W7500 Projector - Effect of Eco Mode
We measured the Brightness of Cinema mode, both at it’s default setting, which is Eco-mode, and at full power.
The 1741 lumens at with full power works out to about 21% brighter than eco-mode which measured 1431 lumens.
Conversely, Eco-mode is about 18% less bright than full power.
That’s a relatively small change. Most projectors shift brightness by about 30%, and few less than 25%. What does that mean? Not much, of course. Only that this is still an especially bright projector (assuming Brilliant Color is turned on), even in Eco-mode.
W7500 - Effect of Lens Position
|Lens Position vs. Lumens|
|Wide Angle (largest image per distance)||2340|
|Mid-point on zoom||2203|
|Telephoto (smallest image per distance)||1897|
Going all the way from wide angle to full telephoto only results in a loss of about 19%, which is pretty good, less than some others. Merely going from the closest position to the mid-point of placement (and zoom) is a mere 6% barely worth noting.
The short version is, where you place the BenQ W7500 relative to your screen isn’t going to have a significant impact on overall brightness, so you might as well place it where it otherwise works out most conveniently for you.
W7500 Projector - Pre - Post Calibration Brightness, Color Temp
|100 IRE (white)||6784||6819|
|W7500 Post Calibration Color Temp, Brightness|
|100 IRE (white)||6733||1749|
As you can see from Mike’s calibration numbers, pre-calibration the projector maintains almost perfect color temp from 100 to 30 IRE, varying by less than 100K.
The lower table (above): Calibrating the projector is a bit challenging, in as much as white doesn’t really want to change as much as the other ranges. Calibrating actually widened the color temp range . As a result whites are just a touch cool, and 20 IRE very dark grays are a touch warm. Everything in between, though manages to stay in a nice, tight 150K range! BTW, although the extra blue is pretty slight at 100 IRE, at least it tilts the balance in a way that tends to appeal to sports viewers.
Gamma measured in at 2.15, very close to the target of 2.2.
When it makes sense, Mike takes the brightest mode, and tries to improve the color and overall picture quality as much as possible without giving up a lot of lumens.
In the case of the W7500, by the time Dynamic mode started to have really good looking color, the brightness was already down to right around the other modes. In other words, not worth the bother. Save Dynamic for when every last lumen is needed, but it’s just not dramatically brighter.
W7500 Input Lag Times
The BenQ W7500 surprised me. I generally expect DLP projectors to turn in really excellent lag times. I haven’t seen an LCD Projector or an LCoS one, that normally comes close to what most DLP projectors can do.
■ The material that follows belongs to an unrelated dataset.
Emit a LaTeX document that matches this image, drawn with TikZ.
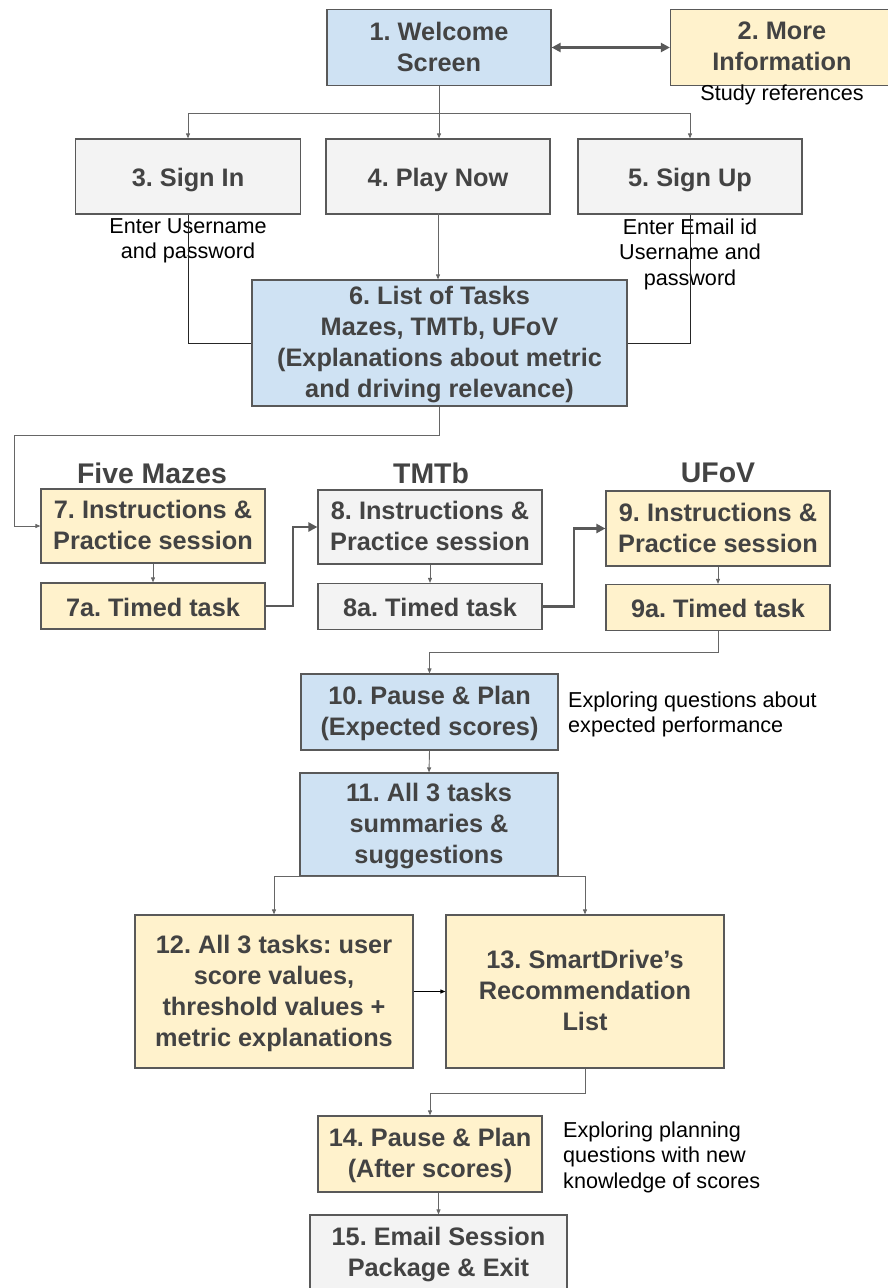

Thus when I measured 51 ms lag time agains my MacBook Pro, I was surprised, I had really expected mid-30s at worst, and perhaps a lot better.
I tried. Some features, especially creative ones that look ahead to the next frame, can quickly slow down the speed. I went through menus by menu, turning off everything in site. FI (frame interpolation) 3D Auto, even Gamma was set to it’s default, I tried Brilliant Color both on and off. I even turned off the dynamic iris.
The speed never budged, none of those controls had any impact. One feature that one can turn off that yields a reduction on some other brands of projectors, is shutting off Deep Color (basically color depth greater than 24 bit (16.7 million colors). That’s a small price to pay for a a serious gaming projector.
So the bottom line here is that the BenQ is right there at 50 ms. That’s virtually identical to the Epson 5030UB, and 4030. Therefore, I’ll say exactly the same thing:
It would seem that the general consensus is that 50 ms is acceptable to many serious gamers. By 80 ms, many are really starting to notice the lag. It would be better if the BenQ was in the mid-30′s or half of that. Still, it’s fine for everyone but the really hardcore gamers that are particularly sensitive to longer lag times. There will definitely be some folks who will find the BenQ’s 50ms range time to be too slow, but that should not be very many people.